A Periodic Table of history lessons

This is pretty cool. Twitter user @jamiebgall tweeted this picture he’d made of the Periodic Table, showing each element alongside the nationality of its discoverer.

discovery_elements

It’s so simple, yet it says a lot about different countries’ scientific programs and, if you googled a bit, their focuses during different years in history. For example,

  1. A chunk of the transuranic actinides originated out of American labs, possibly arising out of the rapid developments in particle accelerator technology in the early 20th century.
  2. Hydrogen was discovered by a British scientist (Henry Cavendish) in the late 18th century, pointing at the country’s early establishment of research and experiment institutions. UK scientists were also responsible for the discovery of 23 elements in all.
  3. The 1904 Nobel Prizes in physics and chemistry went to Lord Rayleigh and William Ramsay, respectively, for discovering four of the six noble gases.
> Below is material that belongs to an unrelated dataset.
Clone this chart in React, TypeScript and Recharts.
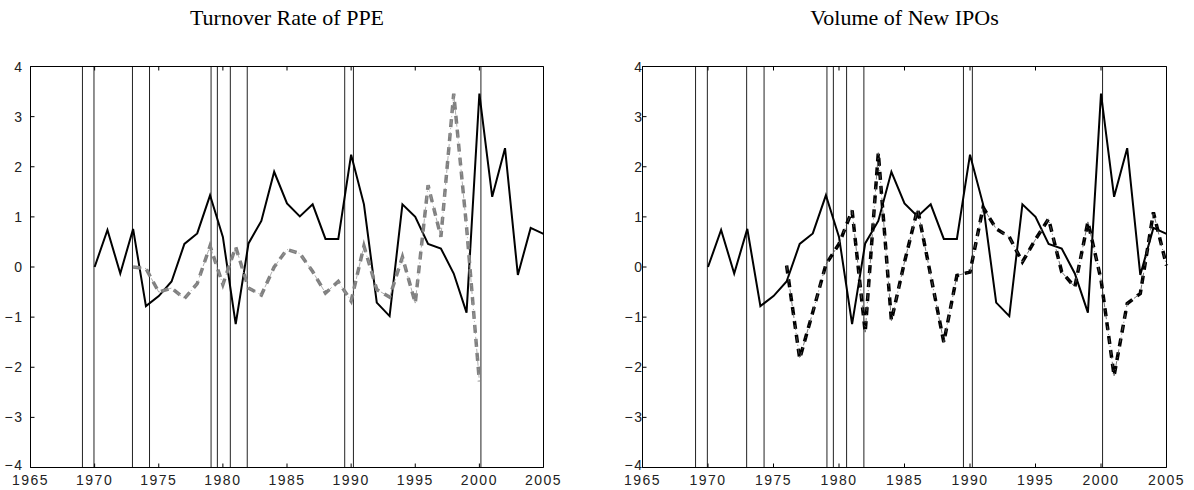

One of the other two, helium, was co-discovered by Pierre Janssen (France) and Joseph Lockyer (UK). Radon was discovered by Friedrich Dorn (Germany) in 1898.
  4. Elements 107 to 112 were discovered by Germans at the Gesselschaft fur Schwerionenforschung, Darmstadt. Elements 107, 108 and 109 were discovered by Peter Armbruster and Gottfried Munzenberg in 1982-1994. Elements 111 and 112 were discovered by Sigurd Hoffman, et al, in 1994-1996. All of them owed their origination to the UNILAC (Universal Linear Accelerator) commissioned in 1975.
  5. The discovery of aluminium, the most abundant metal in the Earth’s crust, is attributed to Hans Christian Oersted (Denmark in 1825) even though Humphry Davy had developed an aluminium-iron alloy before him. The Dane took the honours because he was the first to isolate the metal.
  6. Between 1944 and 1952, the USA discovered seven elements; this ‘discovery density’ is beaten only by the UK, which discovered six elements in 1807 and 1808. In both countries, however, these discoveries were made by a small group of people finding one element after another. In the USA, elements 93-98 and 101 were discovered by teams led by Glenn T. Seaborg at UCal, Berkeley. In the UK, Lord Rayleigh and Sir Ramsay took the honours with the noble gases section.